Begin THE INPUT
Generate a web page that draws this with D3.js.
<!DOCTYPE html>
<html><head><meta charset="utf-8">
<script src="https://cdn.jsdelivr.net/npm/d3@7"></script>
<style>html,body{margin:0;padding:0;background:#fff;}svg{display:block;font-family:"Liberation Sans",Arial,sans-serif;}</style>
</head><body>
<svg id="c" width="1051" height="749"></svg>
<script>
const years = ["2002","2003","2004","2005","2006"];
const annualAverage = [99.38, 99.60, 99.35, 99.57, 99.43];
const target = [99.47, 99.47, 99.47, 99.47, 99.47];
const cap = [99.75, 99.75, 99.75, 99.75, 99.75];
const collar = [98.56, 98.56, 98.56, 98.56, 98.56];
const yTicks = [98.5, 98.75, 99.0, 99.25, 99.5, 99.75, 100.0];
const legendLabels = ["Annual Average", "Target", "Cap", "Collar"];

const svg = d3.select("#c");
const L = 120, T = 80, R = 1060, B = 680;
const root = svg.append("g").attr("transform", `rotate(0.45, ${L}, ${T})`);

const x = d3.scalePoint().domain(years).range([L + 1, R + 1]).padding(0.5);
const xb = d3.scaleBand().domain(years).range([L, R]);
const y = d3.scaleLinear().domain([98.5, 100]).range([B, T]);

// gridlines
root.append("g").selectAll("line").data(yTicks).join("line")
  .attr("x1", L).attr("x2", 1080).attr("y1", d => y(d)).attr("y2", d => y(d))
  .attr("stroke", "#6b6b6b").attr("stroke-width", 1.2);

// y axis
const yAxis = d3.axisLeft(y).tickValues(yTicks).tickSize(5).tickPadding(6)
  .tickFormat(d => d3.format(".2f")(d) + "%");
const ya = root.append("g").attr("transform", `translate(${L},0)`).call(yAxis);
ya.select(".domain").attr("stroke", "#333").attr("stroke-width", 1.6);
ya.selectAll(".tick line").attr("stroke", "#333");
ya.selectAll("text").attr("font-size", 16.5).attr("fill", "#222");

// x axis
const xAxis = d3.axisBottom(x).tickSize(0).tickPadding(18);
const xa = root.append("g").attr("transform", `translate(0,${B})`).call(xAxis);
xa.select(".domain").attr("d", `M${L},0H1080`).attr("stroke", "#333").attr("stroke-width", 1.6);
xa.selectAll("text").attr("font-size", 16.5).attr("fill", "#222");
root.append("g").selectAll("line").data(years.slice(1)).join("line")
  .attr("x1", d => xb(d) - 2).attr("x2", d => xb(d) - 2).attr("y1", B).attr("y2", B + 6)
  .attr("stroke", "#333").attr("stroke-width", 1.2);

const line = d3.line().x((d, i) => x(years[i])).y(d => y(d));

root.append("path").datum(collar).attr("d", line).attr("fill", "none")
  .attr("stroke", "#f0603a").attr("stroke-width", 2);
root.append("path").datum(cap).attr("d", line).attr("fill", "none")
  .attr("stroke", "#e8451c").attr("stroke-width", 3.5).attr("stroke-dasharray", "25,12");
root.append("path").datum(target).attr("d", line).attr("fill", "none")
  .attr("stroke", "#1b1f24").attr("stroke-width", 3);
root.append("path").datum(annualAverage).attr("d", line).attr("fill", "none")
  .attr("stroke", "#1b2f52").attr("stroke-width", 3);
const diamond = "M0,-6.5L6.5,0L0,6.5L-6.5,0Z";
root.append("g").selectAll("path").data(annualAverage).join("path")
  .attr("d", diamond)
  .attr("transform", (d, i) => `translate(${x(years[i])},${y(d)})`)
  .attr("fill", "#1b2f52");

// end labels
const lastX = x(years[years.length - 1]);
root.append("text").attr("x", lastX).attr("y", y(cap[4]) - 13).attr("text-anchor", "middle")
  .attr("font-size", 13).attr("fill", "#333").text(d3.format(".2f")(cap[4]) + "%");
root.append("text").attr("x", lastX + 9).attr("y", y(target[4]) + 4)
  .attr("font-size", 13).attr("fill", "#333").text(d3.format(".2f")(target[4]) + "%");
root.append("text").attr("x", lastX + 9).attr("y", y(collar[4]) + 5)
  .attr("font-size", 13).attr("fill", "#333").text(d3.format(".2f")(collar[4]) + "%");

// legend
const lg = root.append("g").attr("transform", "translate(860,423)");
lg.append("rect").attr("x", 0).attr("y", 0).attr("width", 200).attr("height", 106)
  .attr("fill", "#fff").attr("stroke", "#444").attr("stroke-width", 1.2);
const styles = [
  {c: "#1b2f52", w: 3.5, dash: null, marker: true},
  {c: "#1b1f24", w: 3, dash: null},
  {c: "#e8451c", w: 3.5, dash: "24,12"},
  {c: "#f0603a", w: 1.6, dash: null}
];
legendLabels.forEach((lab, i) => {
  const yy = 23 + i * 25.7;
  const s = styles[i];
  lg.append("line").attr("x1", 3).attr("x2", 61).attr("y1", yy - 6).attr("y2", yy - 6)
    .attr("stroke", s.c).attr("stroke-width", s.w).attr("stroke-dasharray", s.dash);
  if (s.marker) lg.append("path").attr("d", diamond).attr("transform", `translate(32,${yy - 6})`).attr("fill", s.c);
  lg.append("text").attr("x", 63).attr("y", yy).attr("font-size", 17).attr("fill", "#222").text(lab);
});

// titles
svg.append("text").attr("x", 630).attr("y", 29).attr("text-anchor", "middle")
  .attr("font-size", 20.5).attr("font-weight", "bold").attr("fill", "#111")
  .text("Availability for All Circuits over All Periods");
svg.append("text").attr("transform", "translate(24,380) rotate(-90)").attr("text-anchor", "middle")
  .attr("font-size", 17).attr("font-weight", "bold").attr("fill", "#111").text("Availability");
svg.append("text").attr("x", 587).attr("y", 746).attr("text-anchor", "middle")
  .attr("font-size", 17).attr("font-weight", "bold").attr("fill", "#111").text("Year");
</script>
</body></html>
End THE INPUT
Begin THE INPUT
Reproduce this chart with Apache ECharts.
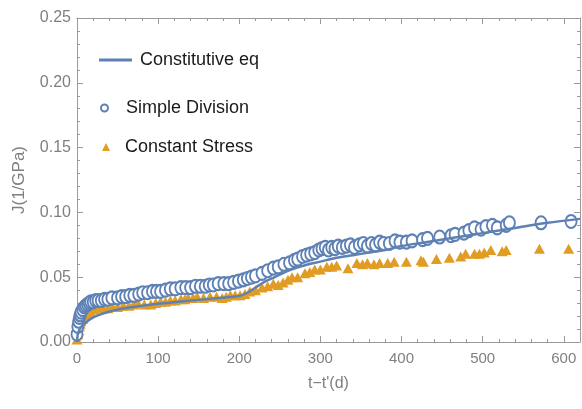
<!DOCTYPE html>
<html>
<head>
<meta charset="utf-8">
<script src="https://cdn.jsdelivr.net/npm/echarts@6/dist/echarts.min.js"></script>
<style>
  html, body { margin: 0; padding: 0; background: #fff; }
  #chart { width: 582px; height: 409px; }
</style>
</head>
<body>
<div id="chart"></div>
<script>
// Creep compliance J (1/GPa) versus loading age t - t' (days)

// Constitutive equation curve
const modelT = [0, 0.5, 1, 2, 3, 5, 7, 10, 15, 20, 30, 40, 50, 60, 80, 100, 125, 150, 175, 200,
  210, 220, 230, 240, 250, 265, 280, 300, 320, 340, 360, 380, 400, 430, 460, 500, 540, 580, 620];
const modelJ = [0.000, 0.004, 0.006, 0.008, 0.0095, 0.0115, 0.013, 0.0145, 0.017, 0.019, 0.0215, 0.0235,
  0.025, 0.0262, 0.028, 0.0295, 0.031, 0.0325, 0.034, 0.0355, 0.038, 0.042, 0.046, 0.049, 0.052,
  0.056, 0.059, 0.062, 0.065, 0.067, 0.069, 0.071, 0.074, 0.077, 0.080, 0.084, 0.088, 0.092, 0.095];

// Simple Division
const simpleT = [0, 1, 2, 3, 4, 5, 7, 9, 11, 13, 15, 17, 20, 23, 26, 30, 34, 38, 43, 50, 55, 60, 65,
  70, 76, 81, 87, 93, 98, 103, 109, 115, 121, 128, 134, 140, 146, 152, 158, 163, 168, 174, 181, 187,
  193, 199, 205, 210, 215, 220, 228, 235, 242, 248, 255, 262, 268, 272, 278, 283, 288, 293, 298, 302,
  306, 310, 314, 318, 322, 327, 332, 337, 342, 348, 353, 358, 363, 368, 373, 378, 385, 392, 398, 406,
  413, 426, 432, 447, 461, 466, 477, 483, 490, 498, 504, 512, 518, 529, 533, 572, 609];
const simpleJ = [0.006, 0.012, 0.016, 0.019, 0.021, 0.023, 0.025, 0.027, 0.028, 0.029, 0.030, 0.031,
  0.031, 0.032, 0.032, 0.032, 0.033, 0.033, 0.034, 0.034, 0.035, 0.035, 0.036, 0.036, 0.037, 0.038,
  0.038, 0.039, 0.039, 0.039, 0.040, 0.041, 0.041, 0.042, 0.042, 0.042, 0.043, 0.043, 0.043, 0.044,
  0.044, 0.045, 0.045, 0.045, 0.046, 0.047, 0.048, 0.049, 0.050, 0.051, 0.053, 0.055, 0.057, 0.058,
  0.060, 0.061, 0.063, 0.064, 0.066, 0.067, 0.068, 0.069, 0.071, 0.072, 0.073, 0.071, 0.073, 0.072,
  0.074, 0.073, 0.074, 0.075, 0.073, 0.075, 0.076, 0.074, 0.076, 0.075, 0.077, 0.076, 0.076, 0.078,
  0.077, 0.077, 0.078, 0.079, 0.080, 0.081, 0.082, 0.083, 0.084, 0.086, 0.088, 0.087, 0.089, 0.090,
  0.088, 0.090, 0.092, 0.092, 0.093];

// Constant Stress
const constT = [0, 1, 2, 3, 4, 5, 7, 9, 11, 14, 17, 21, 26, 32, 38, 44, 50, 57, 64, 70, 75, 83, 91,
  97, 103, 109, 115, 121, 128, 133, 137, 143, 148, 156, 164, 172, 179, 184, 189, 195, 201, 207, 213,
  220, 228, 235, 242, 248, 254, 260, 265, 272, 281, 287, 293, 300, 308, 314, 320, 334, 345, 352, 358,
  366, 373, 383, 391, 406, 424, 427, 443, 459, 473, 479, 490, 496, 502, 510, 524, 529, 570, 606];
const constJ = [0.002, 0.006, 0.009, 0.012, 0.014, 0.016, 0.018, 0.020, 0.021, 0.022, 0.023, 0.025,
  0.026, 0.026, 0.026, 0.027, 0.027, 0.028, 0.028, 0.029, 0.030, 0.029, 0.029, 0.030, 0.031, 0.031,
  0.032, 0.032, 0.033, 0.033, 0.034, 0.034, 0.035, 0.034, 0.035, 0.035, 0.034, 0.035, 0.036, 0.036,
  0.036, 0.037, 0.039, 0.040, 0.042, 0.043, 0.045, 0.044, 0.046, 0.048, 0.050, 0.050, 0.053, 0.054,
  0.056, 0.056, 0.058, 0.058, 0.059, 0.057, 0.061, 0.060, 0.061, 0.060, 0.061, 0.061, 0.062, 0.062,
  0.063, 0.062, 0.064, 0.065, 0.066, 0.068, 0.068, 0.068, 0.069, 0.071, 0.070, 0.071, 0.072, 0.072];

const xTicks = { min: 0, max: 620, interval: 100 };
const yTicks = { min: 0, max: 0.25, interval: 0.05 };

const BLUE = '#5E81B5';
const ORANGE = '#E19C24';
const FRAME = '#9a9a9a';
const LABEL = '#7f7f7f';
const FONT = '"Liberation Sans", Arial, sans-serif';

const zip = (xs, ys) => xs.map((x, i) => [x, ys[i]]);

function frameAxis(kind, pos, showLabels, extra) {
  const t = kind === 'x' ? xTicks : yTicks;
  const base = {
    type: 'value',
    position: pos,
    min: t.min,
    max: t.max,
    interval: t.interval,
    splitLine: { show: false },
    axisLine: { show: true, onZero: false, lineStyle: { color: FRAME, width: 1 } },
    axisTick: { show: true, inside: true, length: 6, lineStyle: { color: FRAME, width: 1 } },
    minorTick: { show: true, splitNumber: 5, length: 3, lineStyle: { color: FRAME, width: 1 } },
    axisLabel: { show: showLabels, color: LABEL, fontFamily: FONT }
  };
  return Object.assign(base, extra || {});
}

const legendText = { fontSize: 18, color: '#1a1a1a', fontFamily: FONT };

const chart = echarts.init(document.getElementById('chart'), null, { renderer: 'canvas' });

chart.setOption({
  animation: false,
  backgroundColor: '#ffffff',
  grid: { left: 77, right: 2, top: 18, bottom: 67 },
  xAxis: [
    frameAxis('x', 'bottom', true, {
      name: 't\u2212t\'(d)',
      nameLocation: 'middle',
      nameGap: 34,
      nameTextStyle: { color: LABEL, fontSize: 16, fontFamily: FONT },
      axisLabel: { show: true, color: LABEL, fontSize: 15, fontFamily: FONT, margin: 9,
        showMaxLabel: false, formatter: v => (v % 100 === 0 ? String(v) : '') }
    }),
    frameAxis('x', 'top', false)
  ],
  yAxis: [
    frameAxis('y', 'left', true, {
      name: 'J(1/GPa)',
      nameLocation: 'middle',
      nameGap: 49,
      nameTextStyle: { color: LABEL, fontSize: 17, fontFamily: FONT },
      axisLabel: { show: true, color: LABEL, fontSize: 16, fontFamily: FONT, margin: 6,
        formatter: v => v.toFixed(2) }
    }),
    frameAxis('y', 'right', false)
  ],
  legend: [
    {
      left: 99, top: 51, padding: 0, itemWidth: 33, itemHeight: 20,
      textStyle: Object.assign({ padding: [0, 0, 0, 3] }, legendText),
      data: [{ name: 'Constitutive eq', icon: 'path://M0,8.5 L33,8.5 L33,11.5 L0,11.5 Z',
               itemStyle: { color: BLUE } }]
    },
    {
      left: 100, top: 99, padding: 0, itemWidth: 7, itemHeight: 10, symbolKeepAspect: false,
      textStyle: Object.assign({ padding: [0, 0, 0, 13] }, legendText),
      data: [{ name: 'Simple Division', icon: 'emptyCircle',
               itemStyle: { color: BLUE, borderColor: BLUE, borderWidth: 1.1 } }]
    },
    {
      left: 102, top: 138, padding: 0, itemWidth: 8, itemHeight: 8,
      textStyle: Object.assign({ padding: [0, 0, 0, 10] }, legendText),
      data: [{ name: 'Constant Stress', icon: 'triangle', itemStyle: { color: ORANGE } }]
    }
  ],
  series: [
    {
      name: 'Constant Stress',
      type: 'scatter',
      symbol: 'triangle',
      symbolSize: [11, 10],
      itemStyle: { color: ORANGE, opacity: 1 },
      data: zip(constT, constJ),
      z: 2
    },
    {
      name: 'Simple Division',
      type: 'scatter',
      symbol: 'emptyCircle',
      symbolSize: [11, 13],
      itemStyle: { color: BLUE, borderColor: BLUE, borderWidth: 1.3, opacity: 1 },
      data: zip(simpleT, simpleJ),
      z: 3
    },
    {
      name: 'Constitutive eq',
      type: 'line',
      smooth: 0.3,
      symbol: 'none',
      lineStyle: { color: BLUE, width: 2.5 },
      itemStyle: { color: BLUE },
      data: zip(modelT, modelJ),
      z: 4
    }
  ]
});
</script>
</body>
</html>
End THE INPUT
Begin THE INPUT
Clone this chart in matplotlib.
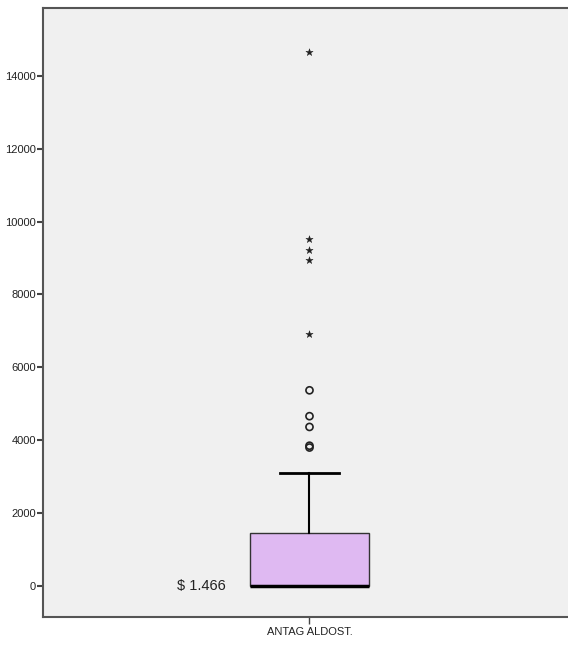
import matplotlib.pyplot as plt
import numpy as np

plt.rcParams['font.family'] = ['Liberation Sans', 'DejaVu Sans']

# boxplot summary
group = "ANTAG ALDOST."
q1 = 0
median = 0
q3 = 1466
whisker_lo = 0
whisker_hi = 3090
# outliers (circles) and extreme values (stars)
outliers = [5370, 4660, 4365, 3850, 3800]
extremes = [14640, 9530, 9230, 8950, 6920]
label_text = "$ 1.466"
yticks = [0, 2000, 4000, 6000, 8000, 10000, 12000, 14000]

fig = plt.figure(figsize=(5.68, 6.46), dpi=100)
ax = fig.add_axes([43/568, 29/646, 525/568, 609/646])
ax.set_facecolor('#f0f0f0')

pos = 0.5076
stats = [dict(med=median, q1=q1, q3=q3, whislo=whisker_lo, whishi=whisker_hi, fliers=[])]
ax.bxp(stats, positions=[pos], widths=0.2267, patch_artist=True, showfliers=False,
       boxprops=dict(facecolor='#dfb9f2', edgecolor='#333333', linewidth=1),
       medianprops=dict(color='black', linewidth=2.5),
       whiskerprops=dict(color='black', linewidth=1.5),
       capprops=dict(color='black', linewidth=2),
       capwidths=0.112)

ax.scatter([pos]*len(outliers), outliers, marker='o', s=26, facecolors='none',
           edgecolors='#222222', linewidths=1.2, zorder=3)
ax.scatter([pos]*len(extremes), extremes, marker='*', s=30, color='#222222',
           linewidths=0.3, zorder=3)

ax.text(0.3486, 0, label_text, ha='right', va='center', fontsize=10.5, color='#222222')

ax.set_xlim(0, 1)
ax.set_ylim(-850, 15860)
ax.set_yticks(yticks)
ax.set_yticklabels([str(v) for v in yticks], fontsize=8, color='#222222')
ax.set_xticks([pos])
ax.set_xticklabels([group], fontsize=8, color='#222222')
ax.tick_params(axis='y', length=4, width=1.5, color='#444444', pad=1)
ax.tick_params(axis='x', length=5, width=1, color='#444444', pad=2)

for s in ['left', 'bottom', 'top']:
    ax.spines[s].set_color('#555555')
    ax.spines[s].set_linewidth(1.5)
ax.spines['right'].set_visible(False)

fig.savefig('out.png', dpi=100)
End THE INPUT
◆ AIM ◆
From the listing above, repeat only the lines between the line containing "Reproduce this chart with Apache ECharts." and the line containing "- t' (days)", those two included. Pictures are not part of the copy.

◆ OUTPUT OF THE TASK ◆
Reproduce this chart with Apache ECharts.
<!DOCTYPE html>
<html>
<head>
<meta charset="utf-8">
<script src="https://cdn.jsdelivr.net/npm/echarts@6/dist/echarts.min.js"></script>
<style>
  html, body { margin: 0; padding: 0; background: #fff; }
  #chart { width: 582px; height: 409px; }
</style>
</head>
<body>
<div id="chart"></div>
<script>
// Creep compliance J (1/GPa) versus loading age t - t' (days)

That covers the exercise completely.